DH Lawrence and Taos, New Mexico

When DH Lawrence first saw the Taos Valley in 1922 he said, “Something stood still in my soul and I started to attend.” He described New Mexico in general as “the greatest experience from the outside world that I ever had.
A tubercular DH Lawrence came to Taos on Mabel Dodge Luhan’s invitation in 1922. New Mexico’s dry climate was thought to be beneficial. Mabel, a wealthy American woman who had run literary salons in New York and Italy, knew upon arriving in this small town nestling between the mountains and the mesa, that here she could found her long dreamed of community of artists, writers and thinkers. With her fourth husband, Tony Luhan, an Indian from the Taos Pueblo, she created a three storey house full of light in stark contrast to the squat low adobes of local architecture. In addition to Lawrence, visitors included Georgia O’Keefe, Carl Jung and Willa Cather.

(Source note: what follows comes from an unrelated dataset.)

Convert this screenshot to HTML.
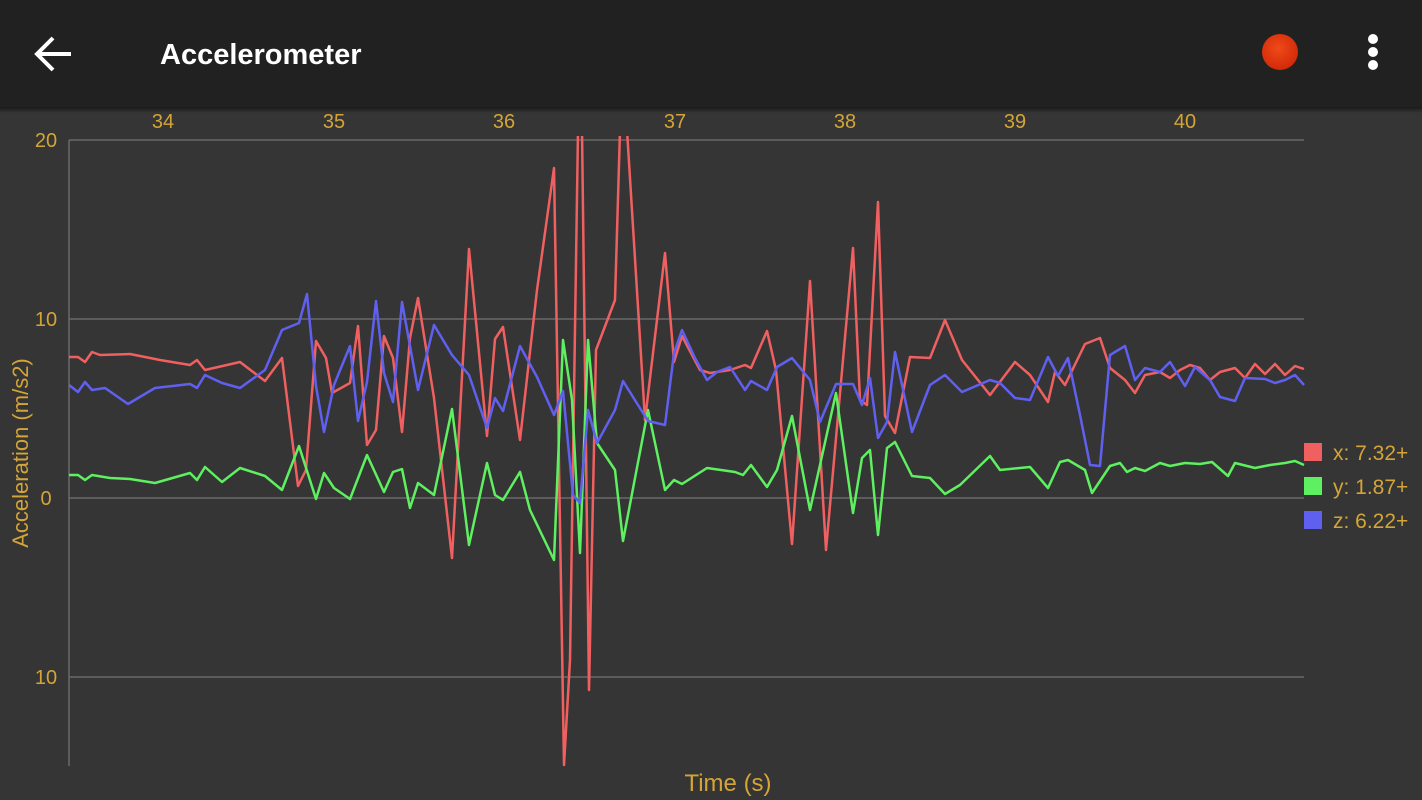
<!DOCTYPE html>
<html><head><meta charset="utf-8"><style>
html,body{margin:0;padding:0;width:1422px;height:800px;overflow:hidden;background:#353535;font-family:"Liberation Sans",sans-serif}
</style></head><body>
<svg width="1422" height="800" xmlns="http://www.w3.org/2000/svg" style="position:absolute;left:0;top:0">
<defs><clipPath id="c"><rect x="69" y="136" width="1236" height="632"/></clipPath>
<linearGradient id="sh" x1="0" y1="0" x2="0" y2="1"><stop offset="0" stop-color="#1a1a1a"/><stop offset="1" stop-color="#353535"/></linearGradient>
<radialGradient id="rd" cx="0.45" cy="0.4" r="0.6"><stop offset="0" stop-color="#f04a1a"/><stop offset="1" stop-color="#d22a08"/></radialGradient></defs>
<rect width="1422" height="800" fill="#353535"/>
<rect width="1422" height="107" fill="#212121"/>
<rect y="107" width="1422" height="6" fill="url(#sh)"/>
<path d="M38 54 H71 M53 38 L37 54 L53 70" stroke="#fff" stroke-width="4" fill="none"/>
<text x="160" y="64" fill="#fff" font-size="29" font-weight="bold">Accelerometer</text>
<circle cx="1280" cy="52" r="18" fill="url(#rd)"/>
<circle cx="1373" cy="39" r="5" fill="#fff"/><circle cx="1373" cy="52" r="5" fill="#fff"/><circle cx="1373" cy="65" r="5" fill="#fff"/>
<g stroke="#6a6a6a" stroke-width="1.5">
<line x1="69" y1="140" x2="1304" y2="140"/><line x1="69" y1="319" x2="1304" y2="319"/>
<line x1="69" y1="498" x2="1304" y2="498"/><line x1="69" y1="677" x2="1304" y2="677"/>
<line x1="69" y1="140" x2="69" y2="766"/></g>
<g fill="#d4a536" font-size="20" text-anchor="middle">
<text x="163" y="128">34</text><text x="334" y="128">35</text><text x="504" y="128">36</text><text x="675" y="128">37</text><text x="845" y="128">38</text><text x="1015" y="128">39</text><text x="1185" y="128">40</text>
<text x="46" y="147">20</text><text x="46" y="326">10</text><text x="46" y="505">0</text><text x="46" y="684">10</text>
<text x="728" y="791" font-size="24">Time (s)</text>
<text transform="translate(28,453) rotate(-90)" font-size="22">Acceleration (m/s2)</text>
</g>
<g clip-path="url(#c)" fill="none" stroke-width="2.5" stroke-linejoin="round">
<polyline stroke="#f06060" points="69,357 78,357 85,362 92,352 100,355 130,354 160,360 190,365 197,360 205,370 240,362 265,381 282,358 298,486 306,470 316,341 326,358 332,393 350,383 358,326 367,445 376,430 384,336 393,358 402,432 410,338 418,298 434,398 452,558 469,249 487,436 495,339 503,327 520,440 537,290 554,168 564,765 570,660 578,130 582,130 589,690 596,350 615,300 620,130 627,130 645,420 665,253 674,362 682,336 700,370 710,373 730,370 745,365 751,368 767,331 776,370 792,544 810,281 826,550 853,248 860,400 867,405 878,202 885,416 895,433 910,357 930,358 945,320 962,360 990,395 1015,362 1030,375 1048,402 1055,372 1065,385 1085,344 1100,338 1110,368 1125,380 1135,393 1145,375 1160,372 1170,378 1180,370 1190,365 1200,368 1210,380 1220,372 1235,368 1245,378 1255,364 1265,374 1275,364 1285,375 1295,366 1304,369"/>
<polyline stroke="#5ef060" points="69,475 78,475 85,480 92,475 110,478 130,479 155,483 190,473 197,480 205,467 222,482 240,468 265,476 282,490 299,446 316,499 324,473 334,488 350,499 367,455 384,492 393,472 402,469 410,508 418,483 434,495 452,409 469,545 487,463 495,495 503,500 520,472 530,510 554,560 563,340 572,400 580,553 588,340 597,443 615,470 623,541 648,410 665,490 674,480 682,484 707,468 735,472 743,475 751,465 767,487 777,470 792,416 810,510 836,393 853,513 862,458 870,450 878,535 887,448 895,442 912,476 930,478 945,494 960,485 990,456 1000,470 1030,467 1048,488 1060,462 1068,460 1085,470 1092,493 1110,466 1120,463 1127,472 1135,468 1145,471 1160,463 1170,466 1185,463 1200,464 1212,462 1228,476 1235,463 1255,468 1270,465 1285,463 1295,461 1304,465"/>
<polyline stroke="#6060f0" points="69,385 78,392 85,382 92,390 105,388 128,404 155,388 190,384 197,388 205,375 222,383 240,388 265,370 282,330 299,323 307,294 316,386 324,432 334,385 350,346 358,421 367,382 376,301 384,373 393,402 402,302 418,390 434,325 452,355 469,375 487,428 495,398 503,411 520,346 537,377 554,415 563,391 573,495 580,503 588,410 597,443 615,410 623,381 648,421 665,425 674,353 682,330 695,358 707,380 717,372 730,367 745,390 751,381 767,390 777,367 792,358 810,380 820,422 836,384 853,384 862,405 870,378 878,438 887,422 895,352 912,432 930,385 945,375 962,392 990,380 1000,383 1015,398 1030,400 1048,357 1058,376 1068,358 1080,415 1090,465 1100,466 1110,355 1125,346 1135,380 1145,368 1160,372 1170,362 1185,386 1195,367 1210,380 1220,397 1235,401 1245,378 1265,379 1275,383 1285,380 1295,375 1304,385"/>
</g>
<rect x="1304" y="443" width="18" height="18" fill="#f06060"/>
<rect x="1304" y="477" width="18" height="18" fill="#5ef060"/>
<rect x="1304" y="511" width="18" height="18" fill="#6060f0"/>
<g fill="#d4a536" font-size="21">
<text x="1333" y="460">x: 7.32+</text><text x="1333" y="494">y: 1.87+</text><text x="1333" y="528">z: 6.22+</text>
</g>
</svg>
</body></html>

Lawrence went on to do some more painting while here and his notorious “pornographic” pictures are now kept in a locked room behind the reception desk at the garish La Fonda hotel on that mournful plaza. They can be viewed on request. I requested and got to see what are probably the least accomplished works on display in the whole town.

His New Mexican stay inspired Lawrence's short story "The Woman who Rode Away." Lawrence himself would not, in the end, ride away from Taos. His ashes are enshrined here at Mabel's ranch a short drive outside town. The novelist who travelled restlessly around the world has returned to Taos forever.